Erik Björck

Using embeddings to find similarities between hierarchically related Thema Subject Categories

Abstract

Recommender systems are important models used to keep users interested in consuming more items of an application. To implement recommender systems, similarities between items and users need to be found. This can be done, for instance, by capturing user preferences through ratings or by using relevant features of the items. To capture these similarities, mathematical objects known as embeddings can be used to map the relationships between categorical data into real-valued vectors. The similarity between the data representations can then be measured by how close the vectors are in embedding space.

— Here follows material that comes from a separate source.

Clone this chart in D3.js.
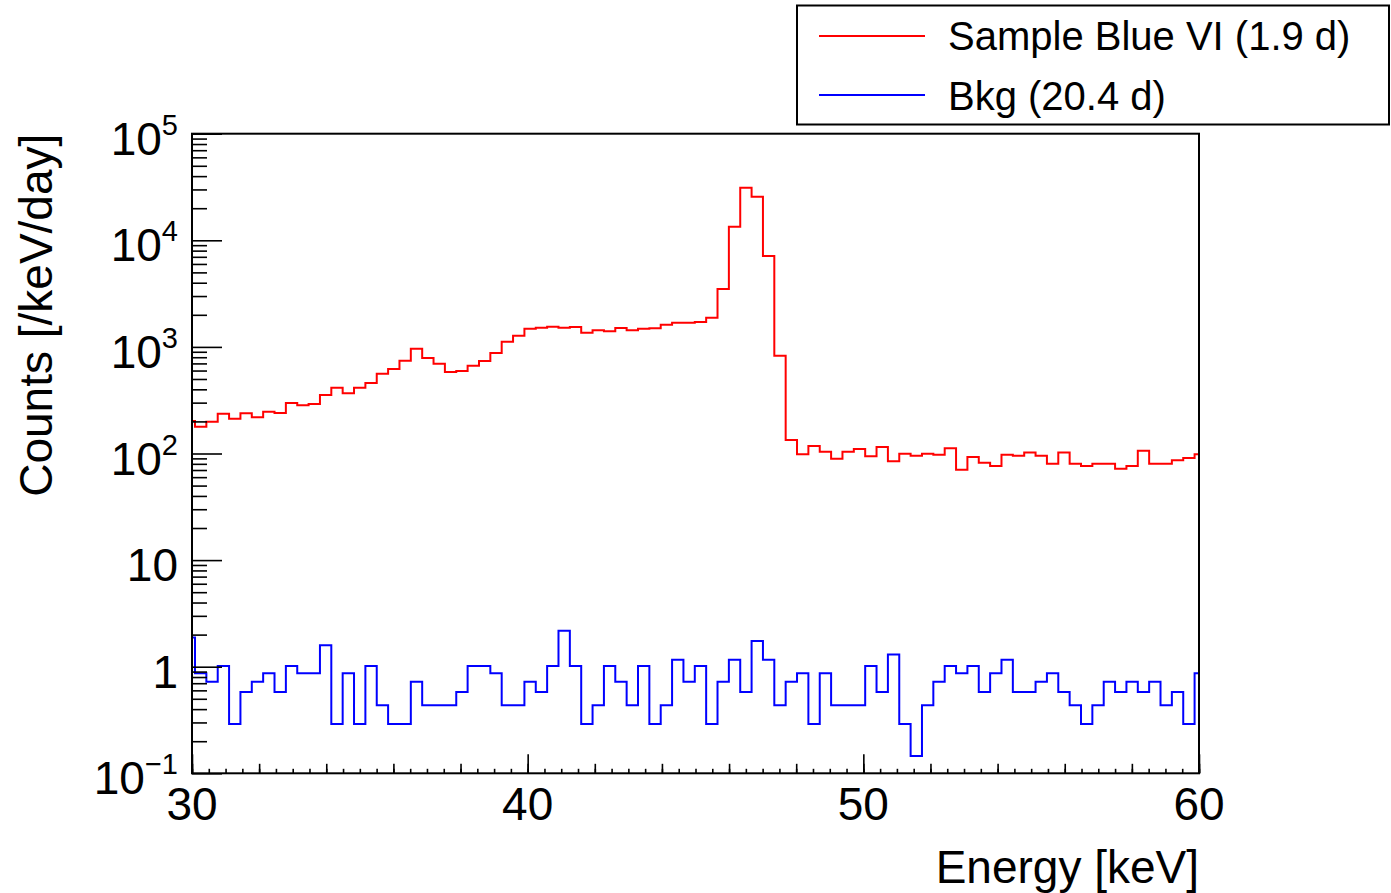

In this thesis, embeddings have been used to find similarities between hierarchically related Thema Subject Categories (Thema codes), which are short alphanumeric sequences commonly used to categorize books. More specifically, the graph embedding approach known as DeepWalk was applied to three different models to learn similarities between Thema codes. The data consisted of pairs of Thema codes gathered from books in the Swedish online book application Storytel. By constructing graphs from Thema codes and their pairwise occurrences, high dimensional similarities between Thema codes could be learned. To evaluate the models, three different offline evaluation methods, and one online evaluation method was used. In the online evaluation, it was shown through one week of A/B testing that click-through rate increased in two recommendation lists in the Storytel application when the embeddings were used for Thema code similarities between books. The results showed that it is possible to use DeepWalk to learn embeddings of Thema codes for the task of recommendation. Valuable future research could thus include investigating more advanced embedding approaches of Thema codes.